It’s not uncommon for fast players to have high BABIP (batting average on balls in play). With their speed they are able to beat out throws. This is a group of players that had high BABIPs last year in relation to their speed. Baseball is a game of averages, which could lead to regression this year.
Alex Avila, Detroit Tigers
In 2010, Avila had a .278 BABIP, which led to a .228 batting average. Last year, he was at .366 and .295. So which one is he? I think his BABIP will fall somewhere in the middle (.320-ish), but his average will be around .275. Still, pretty solid for a catcher, but don’t expect last year’s production.
Alex Gordon, Kansas City Royals
Gordon finally met his expectations last year posting a .303-101-23-87-17 line. I’m not saying he can’t put up another outstanding season, but his .358 BABIP last year concerns me a little.
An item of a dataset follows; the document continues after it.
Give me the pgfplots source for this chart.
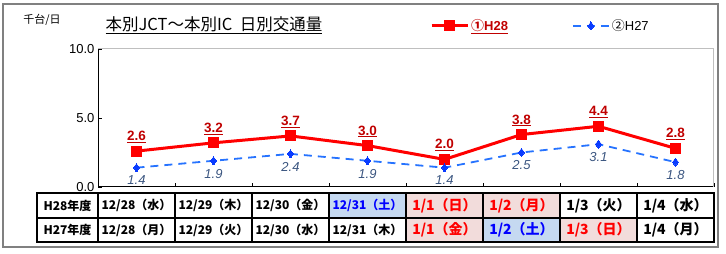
\documentclass[border=0pt]{standalone}
\usepackage{pgfplots}
\pgfplotsset{compat=1.18}
\usepackage{fontspec}
\setmainfont{Liberation Sans}
\newfontfamily\jp{Noto Sans CJK JP}
\definecolor{framegray}{HTML}{808080}
\definecolor{boxgray}{HTML}{BFBFBF}
\definecolor{hred}{HTML}{FF0000}
\definecolor{hredlbl}{HTML}{C00000}
\definecolor{hblue}{HTML}{2673FF}
\definecolor{hbluemk}{HTML}{0A3CFF}
\definecolor{hbluelbl}{HTML}{3A5580}
\definecolor{cpink}{HTML}{F2DCDB}
\definecolor{cblue}{HTML}{C5D9F1}
\definecolor{tred}{HTML}{FF0000}
\definecolor{tblue}{HTML}{0000FF}
\begin{document}
\begin{tikzpicture}[x=1pt,y=1pt]
\path[use as bounding box] (0,0) rectangle (726,254);
\draw[line width=2pt, color=framegray] (3,7) rectangle (718,250);
% unit & title
\node[font=\jp\fontsize{11}{11}\selectfont] at (42,234) {千台/日};
\node[font=\jp\fontsize{16.5}{16.5}\selectfont] at (214,229) {\underline{本別JCT～本別IC\ \ 日別交通量}};
\begin{axis}[
  at={(98pt,67pt)}, anchor=south west,
  scale only axis, width=616pt, height=138pt,
  xmin=-0.5, xmax=7.5, ymin=0, ymax=10,
  axis x line*=bottom, axis y line*=left,
  axis line style={black, line width=1pt},
  clip=false,
  /pgf/number format/assume math mode=true,
  ytick={0,5,10},
  yticklabel style={/pgf/number format/fixed, /pgf/number format/fixed zerofill, /pgf/number format/precision=1, font=\fontsize{13}{13}\selectfont},
  xtick={-0.5,0.5,1.5,2.5,3.5,4.5,5.5,6.5,7.5},
  xticklabels={},
  tick align=inside, major tick length=4pt,
  tick style={black, line width=0.6pt},
  legend columns=2,
  legend style={draw=none, fill=none, inner sep=0pt, at={(axis description cs:0.539,1.167)}, anchor=west, font=\fontsize{13}{13}\selectfont, /tikz/every even column/.append style={column sep=62pt}},
  legend image code/.code={\draw[mark repeat=2,mark phase=2,#1] plot coordinates {(0pt,0pt)(18pt,0pt)(36pt,0pt)};},
]
\addplot[color=hred, line width=3pt, mark=square*, mark size=5pt, mark options={solid, line width=0pt, fill=hred},
  nodes near coords={\underline{\pgfmathprintnumber[fixed,fixed zerofill,precision=1]{\pgfplotspointmeta}}},
  every node near coord/.append style={font=\bfseries\fontsize{13.5}{13.5}\selectfont, color=hredlbl, anchor=south, yshift=5pt}]
  coordinates {(0,2.6)(1,3.2)(2,3.7)(3,3.0)(4,2.0)(5,3.8)(6,4.4)(7,2.8)};
\addlegendentry{\textcolor{hredlbl}{\bfseries\underline{{\jp ①}H28}}}
\addplot[color=hblue, line width=1.8pt, dash pattern=on 8pt off 6pt, mark=diamond*, mark size=4pt, mark options={solid, line width=0pt, fill=hbluemk, draw=hbluemk},
  nodes near coords={\pgfmathprintnumber[fixed,fixed zerofill,precision=1]{\pgfplotspointmeta}},
  every node near coord/.append style={font=\itshape\fontsize{13}{13}\selectfont, color=hbluelbl, anchor=north, yshift=-5pt}]
  coordinates {(0,1.4)(1,1.9)(2,2.4)(3,1.9)(4,1.4)(5,2.5)(6,3.1)(7,1.8)};
\addlegendentry{{\jp ②}H27}
\draw[boxgray, line width=1pt] (rel axis cs:0,1) -- (rel axis cs:1,1) -- (rel axis cs:1,0);
\end{axis}
% table fills
\fill[cblue] (329,36) rectangle (406,61);
\fill[cpink] (406,36) rectangle (560,61);
\fill[cpink] (406,12) rectangle (483,36);
\fill[cblue] (483,12) rectangle (560,36);
\fill[cpink] (560,12) rectangle (637,36);
% table lines
\draw[black, line width=1.6pt] (37,12) rectangle (714,61);
\draw[black, line width=1.6pt] (37,36) -- (714,36);
\foreach \x in {98,175,252,329,406,483,560,637} {\draw[black, line width=1.3pt] (\x,12) -- (\x,61);}
% table text
\begin{scope}[every node/.style={font=\jp\bfseries\fontsize{12}{12}\selectfont}]
\node at (67.5,48.5) {H28年度};
\node at (67.5,24) {H27年度};
\node at (136.5,48.5) {12/28（水）};
\node at (213.5,48.5) {12/29（木）};
\node at (290.5,48.5) {12/30（金）};
\node[text=tblue] at (367.5,48.5) {12/31（土）};
\node at (136.5,24) {12/28（月）};
\node at (213.5,24) {12/29（火）};
\node at (290.5,24) {12/30（水）};
\node at (367.5,24) {12/31（木）};
\end{scope}
\begin{scope}[every node/.style={font=\jp\bfseries\fontsize{14}{14}\selectfont}]
\node[text=tred] at (444.5,48.5) {1/1（日）};
\node[text=tred] at (521.5,48.5) {1/2（月）};
\node at (598.5,48.5) {1/3（火）};
\node at (675.5,48.5) {1/4（水）};
\node[text=tred] at (444.5,24) {1/1（金）};
\node[text=tblue] at (521.5,24) {1/2（土）};
\node[text=tred] at (598.5,24) {1/3（日）};
\node at (675.5,24) {1/4（月）};
\end{scope}
\end{tikzpicture}
\end{document}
Freddie Freeman, Atlanta Braves
Freddie had a .339 BABIP, which led to a .282 batting average. He started (.236) and ended (.254) the year on sour BABIP notes. Those were the two months with his lowest strikeout rates. I anticipate improvement on his overall 22.4 percent strikeout rate, which will lead to a lower BABIP, and either a flat or a slight decrease in his average.
Jhonny Peralta, Detroit Tigers
Peralta’s .325 BABIP was his highest since 2007. With it came a career-high .299 batting average. Not only is he a regression risk because of his BABIP, but as a lifetime .268 hitter, it would not be a stretch to think that average declines. That said, he should still be a solid HR and RBI source.
Lance Berkman, St. Louis Cardinals
In 2009, his BABIP was .296. In 2010, it was .282. Last year, at .315, it was his highest since 2008. At 36, it would not be unimaginable for his BABIP and batting average to drop off from the respective .315 and .301 numbers he reached last year. Especially when you consider Albert Pujols’ departure.